Editor’s note: This commentary is by David M. Clark, of Westminster, who is a member of the school boards for Bellows Falls Union High School, River Valley Tech Center and the Windham Northeast Supervisory Union, of which he is chair. He is also an organizer with the Alliance of Vermont School Board Members.
[I] first showed up in Putney in 1972 to go to Windham College, which, with the benefit of hindsight, was just a horrible waste of my parents’ money, and for the last 30 years I’ve been doing my penance for it. In 1988, at the behest of a Westminster West educator named Claire Oglesby, I ran for a school board seat. Thirty years and three election defeats later, I’m still around.
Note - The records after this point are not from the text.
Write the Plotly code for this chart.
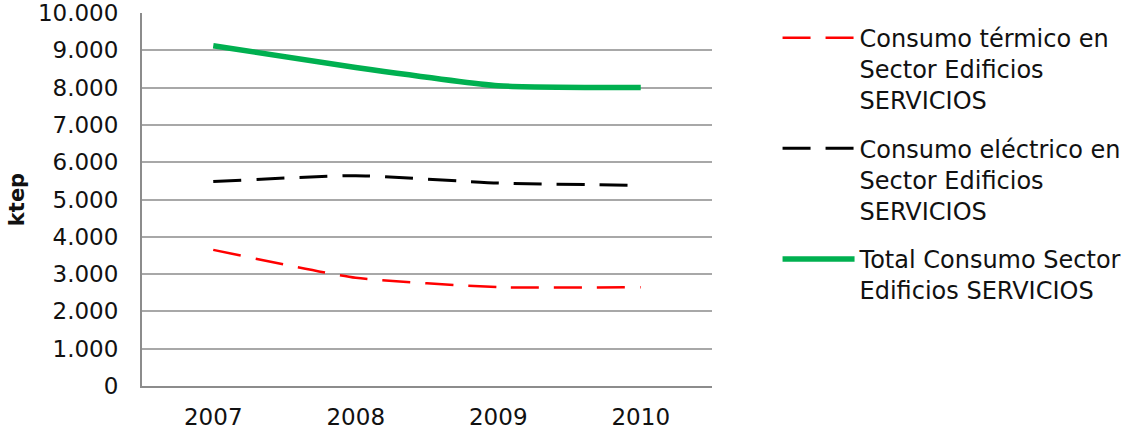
import plotly.graph_objects as go

years = ["2007", "2008", "2009", "2010"]
termico = [3650, 2900, 2650, 2650]
electrico = [5480, 5640, 5440, 5380]
total = [9120, 8540, 8050, 8000]

y_ticks = list(range(0, 10001, 1000))
y_tick_labels = ["0", "1.000", "2.000", "3.000", "4.000", "5.000",
                 "6.000", "7.000", "8.000", "9.000", "10.000"]

names = [
    "Consumo térmico en<br>Sector Edificios<br>SERVICIOS",
    "Consumo eléctrico en<br>Sector Edificios<br>SERVICIOS",
    "Total Consumo Sector<br>Edificios SERVICIOS",
]

FONT = "DejaVu Sans"

fig = go.Figure()
fig.add_trace(go.Scatter(
    x=years, y=termico, mode="lines", name=names[0],
    line=dict(color="#ff0000", width=2.5, dash="28px,15px", shape="spline", smoothing=0.5),
    legendgroup="a",
))
fig.add_trace(go.Scatter(
    x=years, y=electrico, mode="lines", name=names[1],
    line=dict(color="#000000", width=3, dash="28px,15px", shape="spline", smoothing=0.5),
    legendgroup="b",
))
fig.add_trace(go.Scatter(
    x=years, y=total, mode="lines", name=names[2],
    line=dict(color="#00b050", width=5.5, shape="spline", smoothing=0.5),
    legendgroup="c",
))

fig.update_layout(
    width=1143, height=435,
    margin=dict(l=142, r=431, t=13, b=49, autoexpand=False),
    paper_bgcolor="white", plot_bgcolor="white",
    font=dict(family=FONT, color="#111111", size=22),
    showlegend=True,
    legend=dict(
        x=1.115, y=0.993, xanchor="left", yanchor="top",
        font=dict(family=FONT, size=24, color="#111111"),
        valign="top", tracegroupgap=14, itemwidth=72,
        bgcolor="rgba(0,0,0,0)",
    ),
    xaxis=dict(
        type="category", range=[-0.5, 3.5],
        showgrid=False, zeroline=False, automargin=False,
        showline=True, linecolor="#8c8c8c", linewidth=2,
        ticks="", ticklabelstandoff=9,
        tickfont=dict(family=FONT, size=23, color="#111111"),
    ),
    yaxis=dict(
        range=[0, 10000], tickvals=y_ticks, ticktext=y_tick_labels,
        showgrid=True, gridcolor="#a8a8a8", gridwidth=1.5,
        zeroline=False, automargin=False,
        showline=True, linecolor="#8c8c8c", linewidth=2, mirror=False,
        ticks="", ticklabelstandoff=17,
        tickfont=dict(family=FONT, size=23, color="#111111"),
        title=dict(text="<b>ktep</b>", standoff=8,
                   font=dict(family=FONT, size=21, color="#111111")),
    ),
)

fig.write_html("out.html")
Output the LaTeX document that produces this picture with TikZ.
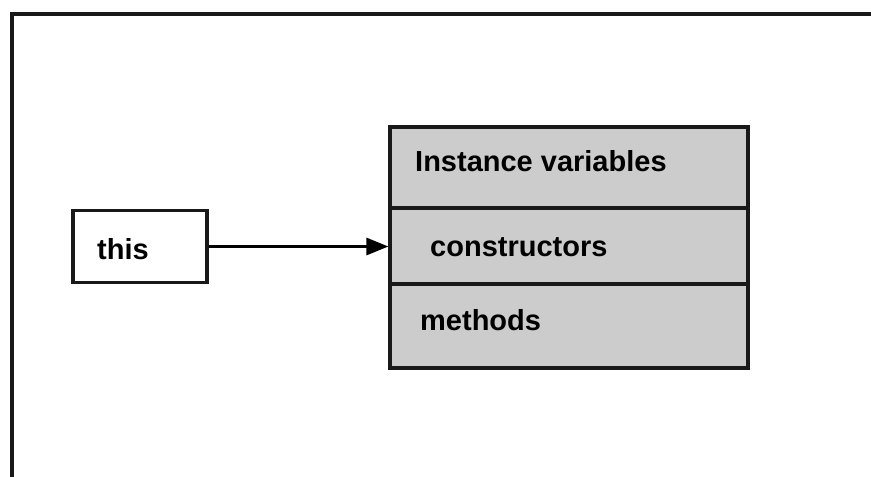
\documentclass[tikz,border=0pt]{standalone}
\usepackage{fontspec}
\setmainfont{Liberation Sans}
\usetikzlibrary{arrows.meta}
\tikzset{
  box/.style={draw=black!90, line width=3.2pt, inner sep=0pt},
  part/.style={box, fill=black!20, minimum width=358pt},
  lbl/.style={anchor=west, inner sep=0pt, font=\fontsize{29}{33}\selectfont\bfseries},
  conn/.style={line width=3pt, -{Triangle[length=22pt,width=17pt]}}
}
\begin{document}
\begin{tikzpicture}[x=1pt,y=-1pt]
\useasboundingbox (0,0) rectangle (871,477);
\draw[line width=3.5pt, black!90] (12,477) -- (12,14) -- (871,14);
\node[box, minimum width=134pt, minimum height=72pt] (this) at (140,246.5) {};
\node[lbl] (thislbl) at (97,249) {this};
\node[part, minimum height=81pt] (iv) at (569,167.5) {};
\node[part, minimum height=76pt] (ctor) at (569,246.5) {};
\node[part, minimum height=84pt] (meth) at (569,326) {};
\node[lbl] (ivlbl) at (415,161) {Instance variables};
\node[lbl] (ctorlbl) at (430,247) {constructors};
\node[lbl] (methlbl) at (420,320) {methods};
\draw[conn] (this.east) -- (ctor.west);
\end{tikzpicture}
\end{document}
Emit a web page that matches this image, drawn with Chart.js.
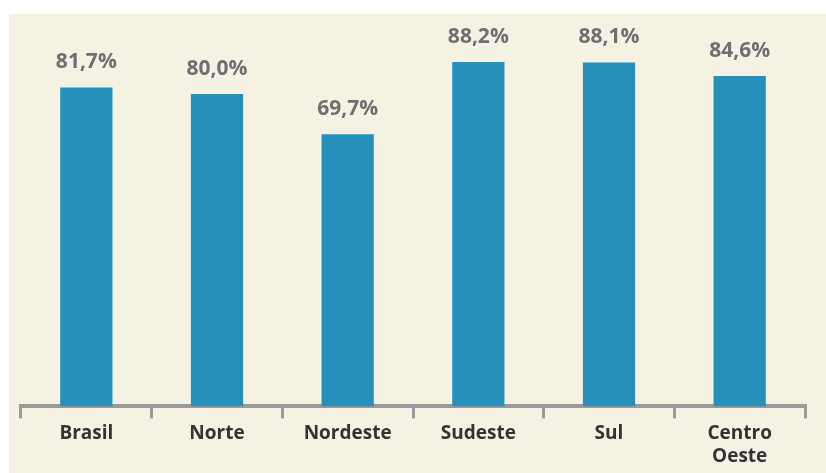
<!DOCTYPE html>
<html>
<head>
<meta charset="utf-8">
<script src="https://cdn.jsdelivr.net/npm/chart.js@4/dist/chart.umd.min.js"></script>
<style>
  html, body { margin: 0; padding: 0; background: #ffffff; }
  #frame {
    position: absolute; left: 9px; top: 14px; width: 817px; height: 459px;
    background: #f5f2e3;
  }
  #wrap { position: absolute; left: 0; top: 0; width: 826px; height: 473px; }
</style>
</head>
<body>
<div id="frame"></div>
<div id="wrap"><canvas id="chart-bar"></canvas></div>
<script>
const regions = ['Brasil', 'Norte', 'Nordeste', 'Sudeste', 'Sul', ['Centro', 'Oeste']];
const percentages = [81.7, 80.0, 69.7, 88.2, 88.1, 84.6];

// value labels above each bar, pt-BR style with a comma
const valueLabels = {
  id: 'valueLabels',
  afterDatasetsDraw(chart) {
    const ctx = chart.ctx;
    const meta = chart.getDatasetMeta(0);
    ctx.save();
    ctx.font = 'bold 21px "Open Sans"';
    ctx.fillStyle = '#6f6f72';
    ctx.textAlign = 'center';
    ctx.textBaseline = 'middle';
    meta.data.forEach((bar, i) => {
      const txt = percentages[i].toFixed(1).replace('.', ',') + '%';
      ctx.fillText(txt, bar.x, bar.y - 25);
    });
    ctx.restore();
  }
};

function setBarChart() {
  const ctx = document.getElementById('chart-bar');

  const data = {
    labels: regions,
    datasets: [
      {
        label: 'Regiões',
        data: percentages,
        backgroundColor: '#2690ba',
        borderWidth: 0,
        categoryPercentage: 1,
        barPercentage: 0.4,
      },
    ],
  };

  const config = {
    type: 'bar',
    data: data,
    options: {
      responsive: true,
      maintainAspectRatio: false,
      animation: false,
      layout: { padding: { left: 21, right: 21, top: 16, bottom: 1 } },
      plugins: {
        legend: { display: false },
        tooltip: { enabled: false },
      },
      scales: {
        x: {
          grid: {
            display: true,
            offset: true,
            drawOnChartArea: false,
            drawTicks: true,
            tickLength: 12,
            color: '#9a9a9a',
            lineWidth: 3,
          },
          border: { display: true, color: '#9a9a9a', width: 4 },
          ticks: {
            color: '#333333',
            font: { family: 'Open Sans', weight: 'bold', size: 19, lineHeight: 1.2 },
            padding: 4,
          },
        },
        y: {
          display: false,
          min: 0,
          max: 100,
        },
      },
    },
    plugins: [valueLabels],
  };

  new Chart(ctx, config);
}

setBarChart();
</script>
</body>
</html>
I’ve seen an awful lot of fads in education come and go in that time, but by far the most dangerous and hare-brained of them all is Act 46, the school consolidation legislation. This is because the expressed intentions of efficiency, accountability and transparency have somehow failed to put in an appearance. What has shown up in their stead are chaos, threats and coercion.
The chaos is right now, in the midst of the budget season. If our school districts of Athens, Grafton and Westminster are in fact involuntarily combined, Athens and Grafton are gonna take a 20 cent hit on their tax rates to cover Westminster’s higher operating costs and its debt. Those are two legacies those towns will be forced to assume. There’s parity here however, because the two towns will vote four of the six seats on the force-merged school board which gives them a higher degree of budget control. But that is only until Westminster wipes them out by flexing our muscles later on, since three out of every four of the votes in the combined school district will belong to Westminster.
This is how the scenario has been designed to play out across rural Vermont.
The threats and coercion come in the form of the school meetings about to take place to create those new boards. They are being called, not by those communities, but by the secretary of education. It is in fact Dan French, the secretary himself who is signing those warnings, although death warrants might be a more apt description.
It’s been a set-up from the git-go, enabled by a State Board of Education, which when tasked with making good decisions about which schools were meeting the ostensible goals of Act 46 in their current configurations, and which weren’t, adopted a policy which might be best characterized as “Merge ’em All And Let God Sort Them Out.” Regrettably, it’s unlikely that the Almighty will be able to act quickly enough to save rural Vermont from the conflagration.
In sad fact, the Act 46 legislation has been designed from the beginning to meet a very different goal, which is to close the small rural schools while defunding the larger ones at the same time. It’s a power play to create an easily manageable top-down educational bureaucracy, in which the actual educational and civic health of small Vermont communities doesn’t really matter very much.
This is not educational reform, it’s a House of Mirrors.